-- Problem to solve --
Return only the lines running from the line with "Write a web page that recreates this chart with D3.js." down to the line with "const plotTop = 32.4, plotBottom", both included, exactly as they appear.

━━━━━━━━━━━━━━━━

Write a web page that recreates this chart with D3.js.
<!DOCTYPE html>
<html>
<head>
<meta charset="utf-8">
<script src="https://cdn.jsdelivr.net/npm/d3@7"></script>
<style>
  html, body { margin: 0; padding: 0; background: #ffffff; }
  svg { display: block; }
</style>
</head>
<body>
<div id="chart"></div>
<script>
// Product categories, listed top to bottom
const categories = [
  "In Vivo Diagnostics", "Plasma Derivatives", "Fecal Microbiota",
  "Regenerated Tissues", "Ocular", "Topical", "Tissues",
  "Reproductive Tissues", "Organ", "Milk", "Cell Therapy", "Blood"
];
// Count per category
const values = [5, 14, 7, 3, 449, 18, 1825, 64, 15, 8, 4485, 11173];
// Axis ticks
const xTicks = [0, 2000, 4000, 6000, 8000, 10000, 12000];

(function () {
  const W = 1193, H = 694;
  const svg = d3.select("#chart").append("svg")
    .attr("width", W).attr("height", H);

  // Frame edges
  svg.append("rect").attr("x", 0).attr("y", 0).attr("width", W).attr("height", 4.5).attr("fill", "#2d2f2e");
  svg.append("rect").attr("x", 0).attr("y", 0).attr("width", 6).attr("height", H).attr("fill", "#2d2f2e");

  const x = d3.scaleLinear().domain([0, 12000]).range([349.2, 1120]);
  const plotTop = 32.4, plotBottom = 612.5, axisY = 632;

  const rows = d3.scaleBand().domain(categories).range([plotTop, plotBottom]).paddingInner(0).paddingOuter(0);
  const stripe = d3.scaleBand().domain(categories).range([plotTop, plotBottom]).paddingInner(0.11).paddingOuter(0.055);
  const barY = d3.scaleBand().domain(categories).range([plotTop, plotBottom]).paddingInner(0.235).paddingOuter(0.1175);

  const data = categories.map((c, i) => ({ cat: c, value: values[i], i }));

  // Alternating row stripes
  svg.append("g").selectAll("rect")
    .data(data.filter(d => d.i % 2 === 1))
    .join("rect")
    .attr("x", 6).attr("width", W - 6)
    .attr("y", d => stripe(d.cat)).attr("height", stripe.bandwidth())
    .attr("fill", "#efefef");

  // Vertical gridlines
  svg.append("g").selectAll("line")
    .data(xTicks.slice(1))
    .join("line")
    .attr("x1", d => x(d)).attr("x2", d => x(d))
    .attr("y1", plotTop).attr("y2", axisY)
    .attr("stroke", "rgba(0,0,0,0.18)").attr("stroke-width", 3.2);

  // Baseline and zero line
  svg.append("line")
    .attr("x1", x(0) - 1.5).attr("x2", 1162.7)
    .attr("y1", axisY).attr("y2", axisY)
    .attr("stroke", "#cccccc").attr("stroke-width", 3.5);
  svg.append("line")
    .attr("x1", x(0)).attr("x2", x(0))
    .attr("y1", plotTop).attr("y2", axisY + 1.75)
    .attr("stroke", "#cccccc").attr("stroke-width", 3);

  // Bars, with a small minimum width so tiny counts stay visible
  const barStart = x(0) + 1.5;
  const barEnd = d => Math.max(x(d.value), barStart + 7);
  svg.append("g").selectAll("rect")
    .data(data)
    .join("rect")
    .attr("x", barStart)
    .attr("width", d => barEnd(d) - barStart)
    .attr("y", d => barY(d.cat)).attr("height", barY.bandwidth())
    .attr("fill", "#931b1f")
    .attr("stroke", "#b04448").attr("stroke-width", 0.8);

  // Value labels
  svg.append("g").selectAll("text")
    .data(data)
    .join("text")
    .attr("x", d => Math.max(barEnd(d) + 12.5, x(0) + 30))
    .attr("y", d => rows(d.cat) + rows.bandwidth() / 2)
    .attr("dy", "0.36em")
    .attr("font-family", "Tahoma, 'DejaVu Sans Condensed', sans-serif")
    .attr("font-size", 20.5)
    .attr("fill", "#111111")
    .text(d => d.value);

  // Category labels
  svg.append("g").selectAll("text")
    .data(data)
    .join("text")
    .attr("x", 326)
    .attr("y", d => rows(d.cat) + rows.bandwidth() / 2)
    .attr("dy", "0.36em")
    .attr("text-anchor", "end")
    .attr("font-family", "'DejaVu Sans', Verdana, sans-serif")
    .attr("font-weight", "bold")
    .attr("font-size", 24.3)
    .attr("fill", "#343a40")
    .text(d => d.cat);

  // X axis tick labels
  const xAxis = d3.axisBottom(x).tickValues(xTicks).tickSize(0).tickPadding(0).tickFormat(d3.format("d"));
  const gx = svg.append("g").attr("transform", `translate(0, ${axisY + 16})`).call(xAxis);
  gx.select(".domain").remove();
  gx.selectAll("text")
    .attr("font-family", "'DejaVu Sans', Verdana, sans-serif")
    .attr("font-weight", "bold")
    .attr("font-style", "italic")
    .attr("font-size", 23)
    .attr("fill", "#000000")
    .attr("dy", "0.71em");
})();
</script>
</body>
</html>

━━━━━━━━━━━━━━━━

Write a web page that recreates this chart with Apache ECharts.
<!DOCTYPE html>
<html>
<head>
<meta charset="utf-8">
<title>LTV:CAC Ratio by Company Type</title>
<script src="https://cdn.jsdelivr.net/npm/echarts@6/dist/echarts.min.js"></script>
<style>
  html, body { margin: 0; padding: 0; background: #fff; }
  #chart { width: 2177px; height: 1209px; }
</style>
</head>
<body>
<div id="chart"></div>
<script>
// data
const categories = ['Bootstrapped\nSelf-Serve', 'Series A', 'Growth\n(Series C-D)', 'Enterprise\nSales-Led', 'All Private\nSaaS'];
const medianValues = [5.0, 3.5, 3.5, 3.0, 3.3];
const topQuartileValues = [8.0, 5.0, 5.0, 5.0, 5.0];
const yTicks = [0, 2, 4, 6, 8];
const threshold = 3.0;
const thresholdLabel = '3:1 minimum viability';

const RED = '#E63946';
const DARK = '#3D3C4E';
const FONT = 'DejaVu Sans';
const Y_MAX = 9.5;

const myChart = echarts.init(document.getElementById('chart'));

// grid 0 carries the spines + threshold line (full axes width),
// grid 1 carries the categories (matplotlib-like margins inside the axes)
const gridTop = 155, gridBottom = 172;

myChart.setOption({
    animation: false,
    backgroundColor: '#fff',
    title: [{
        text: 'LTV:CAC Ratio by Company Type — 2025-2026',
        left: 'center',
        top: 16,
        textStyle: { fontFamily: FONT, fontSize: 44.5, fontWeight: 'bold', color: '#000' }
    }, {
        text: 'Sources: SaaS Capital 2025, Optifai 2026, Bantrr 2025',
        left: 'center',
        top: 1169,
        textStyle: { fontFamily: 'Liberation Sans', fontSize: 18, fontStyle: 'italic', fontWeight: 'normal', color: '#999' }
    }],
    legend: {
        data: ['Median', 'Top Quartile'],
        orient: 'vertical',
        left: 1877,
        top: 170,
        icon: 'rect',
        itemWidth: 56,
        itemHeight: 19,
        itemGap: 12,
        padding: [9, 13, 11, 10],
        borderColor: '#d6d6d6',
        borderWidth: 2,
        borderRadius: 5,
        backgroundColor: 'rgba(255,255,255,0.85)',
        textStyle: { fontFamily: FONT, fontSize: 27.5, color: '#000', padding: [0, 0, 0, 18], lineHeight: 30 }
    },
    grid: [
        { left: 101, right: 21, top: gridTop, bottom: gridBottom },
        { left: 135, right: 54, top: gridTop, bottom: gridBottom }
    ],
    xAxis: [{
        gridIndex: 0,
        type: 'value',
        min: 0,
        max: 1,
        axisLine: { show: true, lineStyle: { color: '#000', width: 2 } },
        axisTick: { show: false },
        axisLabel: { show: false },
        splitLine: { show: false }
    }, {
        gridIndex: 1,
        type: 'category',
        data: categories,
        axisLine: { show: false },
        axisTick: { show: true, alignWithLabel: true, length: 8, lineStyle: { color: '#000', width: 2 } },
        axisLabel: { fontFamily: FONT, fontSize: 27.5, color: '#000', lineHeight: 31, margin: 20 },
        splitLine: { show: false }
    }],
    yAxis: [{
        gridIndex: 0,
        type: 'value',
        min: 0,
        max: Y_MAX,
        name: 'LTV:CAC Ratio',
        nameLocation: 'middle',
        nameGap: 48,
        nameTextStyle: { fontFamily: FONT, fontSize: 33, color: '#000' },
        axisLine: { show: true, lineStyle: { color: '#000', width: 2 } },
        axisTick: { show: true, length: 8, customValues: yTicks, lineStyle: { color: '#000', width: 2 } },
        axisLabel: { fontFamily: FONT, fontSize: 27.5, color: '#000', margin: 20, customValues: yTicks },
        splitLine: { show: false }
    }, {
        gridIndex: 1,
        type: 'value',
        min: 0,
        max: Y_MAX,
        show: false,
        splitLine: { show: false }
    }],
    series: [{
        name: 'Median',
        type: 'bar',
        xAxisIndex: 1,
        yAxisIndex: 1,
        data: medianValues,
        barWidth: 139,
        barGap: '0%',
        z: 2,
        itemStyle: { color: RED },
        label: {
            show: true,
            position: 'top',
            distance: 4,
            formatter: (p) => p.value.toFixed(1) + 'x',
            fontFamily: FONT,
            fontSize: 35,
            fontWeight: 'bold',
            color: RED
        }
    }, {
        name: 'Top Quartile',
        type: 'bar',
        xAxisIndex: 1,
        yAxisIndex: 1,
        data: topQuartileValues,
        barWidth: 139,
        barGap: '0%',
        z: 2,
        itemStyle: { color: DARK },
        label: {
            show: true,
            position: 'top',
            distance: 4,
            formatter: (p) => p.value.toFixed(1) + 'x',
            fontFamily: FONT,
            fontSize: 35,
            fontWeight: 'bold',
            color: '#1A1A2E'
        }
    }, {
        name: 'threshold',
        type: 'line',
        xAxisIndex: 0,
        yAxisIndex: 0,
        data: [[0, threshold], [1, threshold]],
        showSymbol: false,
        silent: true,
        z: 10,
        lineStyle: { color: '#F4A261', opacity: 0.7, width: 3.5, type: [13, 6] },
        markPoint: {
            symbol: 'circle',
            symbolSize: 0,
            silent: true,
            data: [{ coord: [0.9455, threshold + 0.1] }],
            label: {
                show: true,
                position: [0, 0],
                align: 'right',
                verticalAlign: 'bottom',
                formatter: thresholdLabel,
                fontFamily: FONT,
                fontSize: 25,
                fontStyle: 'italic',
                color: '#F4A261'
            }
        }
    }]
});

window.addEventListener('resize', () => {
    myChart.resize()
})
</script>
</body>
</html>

━━━━━━━━━━━━━━━━

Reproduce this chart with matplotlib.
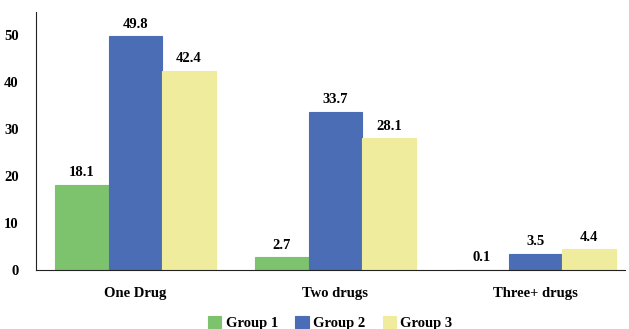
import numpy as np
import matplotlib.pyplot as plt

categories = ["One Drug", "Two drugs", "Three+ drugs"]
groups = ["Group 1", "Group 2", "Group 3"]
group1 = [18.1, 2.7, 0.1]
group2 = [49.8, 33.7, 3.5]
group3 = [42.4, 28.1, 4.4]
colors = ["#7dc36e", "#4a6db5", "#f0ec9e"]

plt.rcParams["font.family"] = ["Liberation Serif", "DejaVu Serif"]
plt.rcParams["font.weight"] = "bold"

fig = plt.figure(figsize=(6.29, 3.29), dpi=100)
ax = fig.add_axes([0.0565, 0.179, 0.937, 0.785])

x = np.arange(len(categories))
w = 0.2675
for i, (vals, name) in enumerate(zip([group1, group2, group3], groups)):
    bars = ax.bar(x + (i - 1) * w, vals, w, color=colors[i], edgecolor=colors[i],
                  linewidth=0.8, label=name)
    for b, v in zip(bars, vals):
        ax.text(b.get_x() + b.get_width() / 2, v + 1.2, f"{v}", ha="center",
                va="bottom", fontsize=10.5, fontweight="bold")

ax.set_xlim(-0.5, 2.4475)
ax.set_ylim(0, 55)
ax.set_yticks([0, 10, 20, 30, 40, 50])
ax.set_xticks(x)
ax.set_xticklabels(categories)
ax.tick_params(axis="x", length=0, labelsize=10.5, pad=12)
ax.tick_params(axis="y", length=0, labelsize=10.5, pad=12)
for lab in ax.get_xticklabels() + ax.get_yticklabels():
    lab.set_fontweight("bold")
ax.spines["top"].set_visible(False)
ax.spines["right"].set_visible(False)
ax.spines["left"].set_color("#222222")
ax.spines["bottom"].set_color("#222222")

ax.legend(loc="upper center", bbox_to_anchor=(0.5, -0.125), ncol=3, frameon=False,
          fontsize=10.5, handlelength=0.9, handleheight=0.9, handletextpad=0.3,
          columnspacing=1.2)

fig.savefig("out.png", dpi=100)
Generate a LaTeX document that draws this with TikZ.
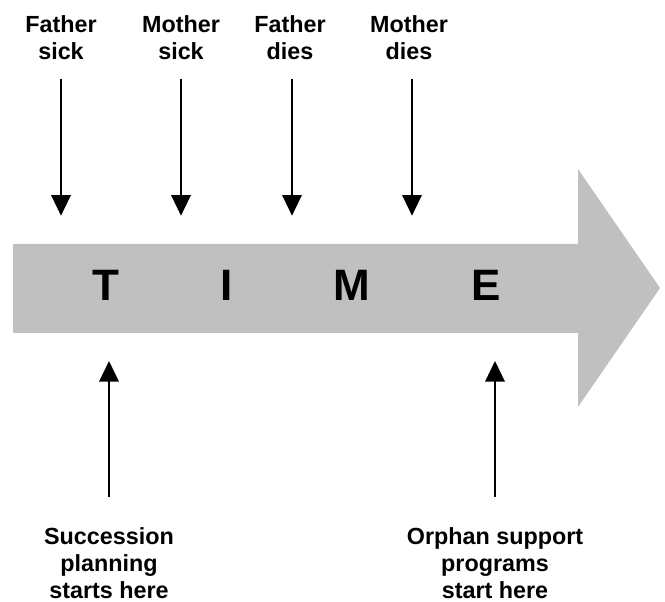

━━━━━━━━━━━━━━━━

-- The answer --
Write a web page that recreates this chart with D3.js.
<!DOCTYPE html>
<html>
<head>
<meta charset="utf-8">
<script src="https://cdn.jsdelivr.net/npm/d3@7"></script>
<style>
  html, body { margin: 0; padding: 0; background: #ffffff; }
  svg { display: block; }
</style>
</head>
<body>
<div id="chart"></div>
<script>
// Product categories, listed top to bottom
const categories = [
  "In Vivo Diagnostics", "Plasma Derivatives", "Fecal Microbiota",
  "Regenerated Tissues", "Ocular", "Topical", "Tissues",
  "Reproductive Tissues", "Organ", "Milk", "Cell Therapy", "Blood"
];
// Count per category
const values = [5, 14, 7, 3, 449, 18, 1825, 64, 15, 8, 4485, 11173];
// Axis ticks
const xTicks = [0, 2000, 4000, 6000, 8000, 10000, 12000];

(function () {
  const W = 1193, H = 694;
  const svg = d3.select("#chart").append("svg")
    .attr("width", W).attr("height", H);

  // Frame edges
  svg.append("rect").attr("x", 0).attr("y", 0).attr("width", W).attr("height", 4.5).attr("fill", "#2d2f2e");
  svg.append("rect").attr("x", 0).attr("y", 0).attr("width", 6).attr("height", H).attr("fill", "#2d2f2e");

  const x = d3.scaleLinear().domain([0, 12000]).range([349.2, 1120]);
  const plotTop = 32.4, plotBottom = 612.5, axisY = 632;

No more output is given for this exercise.